Mosqlimate-project / Data-platform

Mosqlimate data Platform.
GNU General Public License v3.0
6 stars 6 forks source link

Mosqlimate Data-platform

The Mosqlimate data Platform, encompasses a data acess API as well as a deployment of MLflow framework for model versioning (not code versioning, but experiment versioning). The platfor will provide both an API to input data (data going into the models to feed predictions) and another for model predictions data which will be stored for visualization purposes.

--- UNDER CONSTRUCTION ---

We are still under construction so check back frequently to follow our development.

Input data

Our platform will provide geo-referenced epidemiological, entomological and climate data for the all of Brazil. Additional datasets mey be incorporated in the future, as they become available and are considered useful to modellers.

Output data (predictions)

The output data will be categorized by model predictive scope.
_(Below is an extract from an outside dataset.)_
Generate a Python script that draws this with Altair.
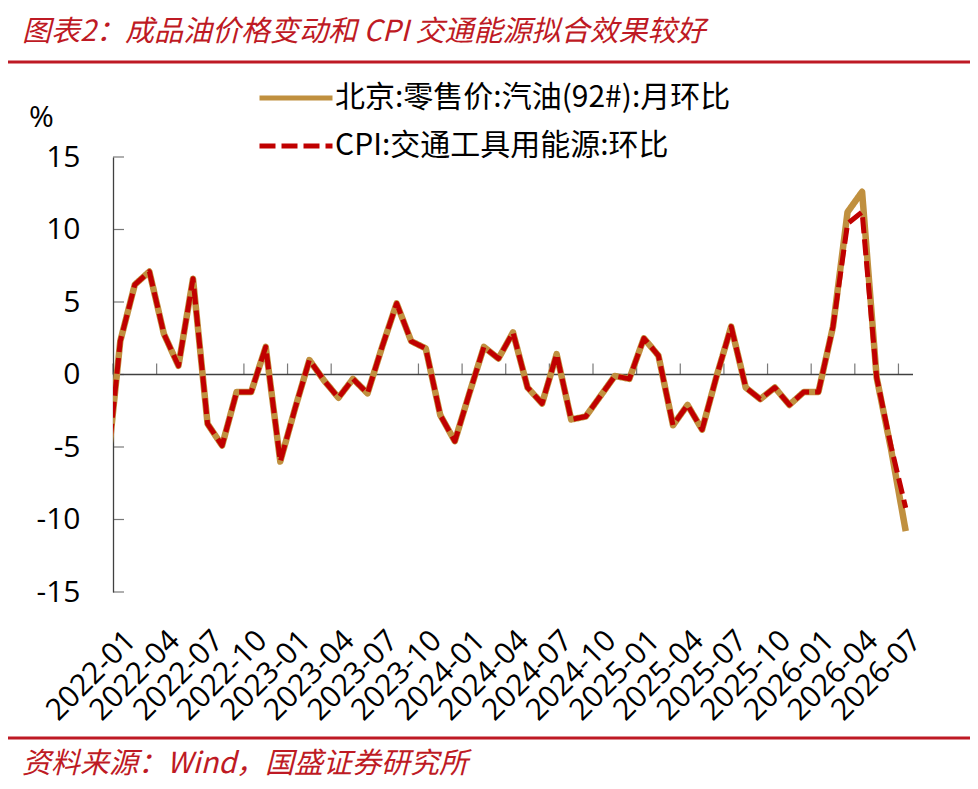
import altair as alt
import pandas as pd

# ---- data ----
months = ["2021-12"] + [f"{y}-{m:02d}" for y in range(2022, 2027) for m in range(1, 13)][:55]

gasoline = [-7.5,
            2.3, 6.2, 7.1, 2.8, 0.6, 6.6, -3.4, -4.9, -1.2, -1.2, 1.9, -6.0,
            -2.4, 1.0, -0.4, -1.6, -0.3, -1.3, 1.9, 4.9, 2.3, 1.8, -2.8, -4.6,
            -1.3, 1.9, 1.1, 2.9, -0.9, -2.0, 1.4, -3.1, -2.9, -1.5, -0.1, -0.3,
            2.5, 1.3, -3.5, -2.1, -3.8, -0.1, 3.3, -0.9, -1.7, -0.9, -2.1, -1.2,
            -1.2, 3.3, 11.2, 12.6, -0.2, -5.2, -10.8]

cpi_energy = [-7.5,
              2.3, 6.2, 7.1, 2.8, 0.6, 6.6, -3.4, -4.9, -1.2, -1.2, 1.9, -6.0,
              -2.4, 1.0, -0.4, -1.6, -0.3, -1.3, 1.9, 4.9, 2.3, 1.8, -2.8, -4.6,
              -1.3, 1.9, 1.1, 2.9, -0.9, -2.0, 1.4, -3.1, -2.9, -1.5, -0.1, -0.3,
              2.5, 1.3, -3.5, -2.1, -3.8, -0.1, 3.3, -0.9, -1.7, -0.9, -2.1, -1.2,
              -1.2, 3.3, 10.4, 11.2, -0.2, -5.0, -9.2]

series_names = ["北京:零售价:汽油(92#):月环比", "CPI:交通工具用能源:环比"]
series_colors = ["#C0903F", "#C00000"]
y_ticks = [-15, -10, -5, 0, 5, 10, 15]
x_label_idx = list(range(0, 55, 3))
x_tick_bounds = [i - 0.5 for i in range(0, 55, 3)]

title_text = "图表2：成品油价格变动和 CPI 交通能源拟合效果较好"
source_text = "资料来源：Wind，国盛证券研究所"

# ---- tables ----
idx = list(range(-1, 55))
df = pd.concat([
    pd.DataFrame({"idx": idx, "value": gasoline, "series": series_names[0]}),
    pd.DataFrame({"idx": idx, "value": cpi_energy, "series": series_names[1]}),
])

FONT = "Open Sans, Noto Sans CJK SC"
CJK = "Noto Sans CJK SC"
AXIS_COLOR = "#404040"
RED = "#BE1A24"

label_expr = "[" + ",".join(f"'{m}'" for m in months) + "][datum.value + 1]"

x_enc = alt.X("idx:Q",
              scale=alt.Scale(domain=[-0.5, 54.5], nice=False, zero=False),
              axis=alt.Axis(values=x_label_idx, labelExpr=label_expr, labelAngle=-45,
                            labelAlign="right", labelBaseline="top", labelPadding=33,
                            domain=False, ticks=False, tickSize=0, grid=False,
                            labelFontSize=30, labelFont=FONT, labelColor="black",
                            labelOverlap=False, labelFlush=False),
              title=None)
y_enc = alt.Y("value:Q",
              scale=alt.Scale(domain=[-15, 15], nice=False, zero=False),
              axis=alt.Axis(values=y_ticks, labelExpr="datum.value + ''",
                            grid=False, ticks=False, tickSize=0,
                            labelPadding=33, labelFontSize=30, labelFont=FONT,
                            labelColor="black", domainColor=AXIS_COLOR, domainWidth=1.3,
                            title="%", titleAngle=0, titleX=-72, titleY=-40,
                            titleAlign="center", titleBaseline="middle",
                            titleFontSize=30, titleFont=FONT, titleFontWeight="normal",
                            titleColor="black"))

color_enc = alt.Color("series:N", scale=alt.Scale(domain=series_names, range=series_colors),
                      title=None)
dash_enc = alt.StrokeDash("series:N",
                          scale=alt.Scale(domain=series_names, range=[[1, 0], [16, 6]]),
                          title=None)

base = alt.Chart(df)

gold_line = base.transform_filter(alt.datum.series == series_names[0]).mark_line(
    clip=True, strokeWidth=6.5, strokeJoin="round"
).encode(x=x_enc, y=y_enc, color=color_enc, strokeDash=dash_enc)

red_line = base.transform_filter(alt.datum.series == series_names[1]).mark_line(
    clip=True, strokeWidth=5, strokeJoin="round", strokeCap="butt"
).encode(x="idx:Q", y="value:Q", color=color_enc, strokeDash=dash_enc)

zero_line = alt.Chart(pd.DataFrame({"z": [0]})).mark_rule(
    color=AXIS_COLOR, strokeWidth=1.3).encode(y="z:Q")

x_ticks = alt.Chart(pd.DataFrame({"b": x_tick_bounds, "z": 0})).mark_tick(
    orient="vertical", size=11, thickness=1.2, color=AXIS_COLOR, yOffset=-5.5
).encode(x="b:Q", y="z:Q")

y_tick_marks = alt.Chart(pd.DataFrame({"t": y_ticks, "b": -0.5})).mark_tick(
    orient="horizontal", size=11, thickness=1.2, color=AXIS_COLOR, xOffset=5.5
).encode(x="b:Q", y="t:Q")

one = alt.Data(values=[{"a": 1}])
title_mark = alt.Chart(one).mark_text(
    text=title_text, align="left", baseline="middle", font=CJK, fontSize=29,
    fontStyle="italic", color=RED
).encode(x=alt.value(-91), y=alt.value(-125))
source_mark = alt.Chart(one).mark_text(
    text=source_text, align="left", baseline="middle", font=CJK, fontSize=29,
    fontStyle="italic", color=RED
).encode(x=alt.value(-91), y=alt.value(607))
top_rule = alt.Chart(one).mark_rule(color=RED, strokeWidth=3).encode(
    x=alt.value(-105), x2=alt.value(857), y=alt.value(-95))
bottom_rule = alt.Chart(one).mark_rule(color=RED, strokeWidth=3).encode(
    x=alt.value(-105), x2=alt.value(857), y=alt.value(581))

chart = alt.layer(
    zero_line, x_ticks, y_tick_marks, gold_line, red_line,
    title_mark, source_mark, top_rule, bottom_rule
).properties(
    width=800, height=435,
    padding={"left": 105, "top": 149, "right": 57, "bottom": 193},
    autosize=alt.AutoSizeParams(type="none"),
    background="white",
).configure_view(
    strokeWidth=0
).configure_legend(
    orient="none", legendX=144, legendY=-74,
    labelFontSize=30, labelFont=CJK, labelColor="black", labelLimit=900,
    symbolType="stroke", symbolSize=5329, symbolStrokeWidth=5,
    clipHeight=30, rowPadding=18, labelOffset=0, padding=0,
)

chart.save("out.html", embed_options={"renderer": "svg", "actions": False})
Certain models with predict weekly incidences (time series), other will predict Season wide indicators, others yet will provide spatio temporal (maps) predictions.

The design of the output data store will be defined based on Modellers provided information, Mosqlimate coordinators will try to fit models withing pre-determined categories so that model comparisons are possible.

Model registry

A model registry will be maintained with metadata about models, their data requirements (for input and output), their authors, implementation language, and code repository.

The registry will remain open, but some acceptance criteria must be met for inclusion in the registry and join the platform's model comparison workflow.

  1. Open-source model code. Both the model and tools required for running the model must be open source, to ensure reproducibility
  2. Use only data made available through the Mosqlimate data API
  3. Be properly documented so that other users can run it.
  4. Adopt MLflow so that experiments are recorded in our platform.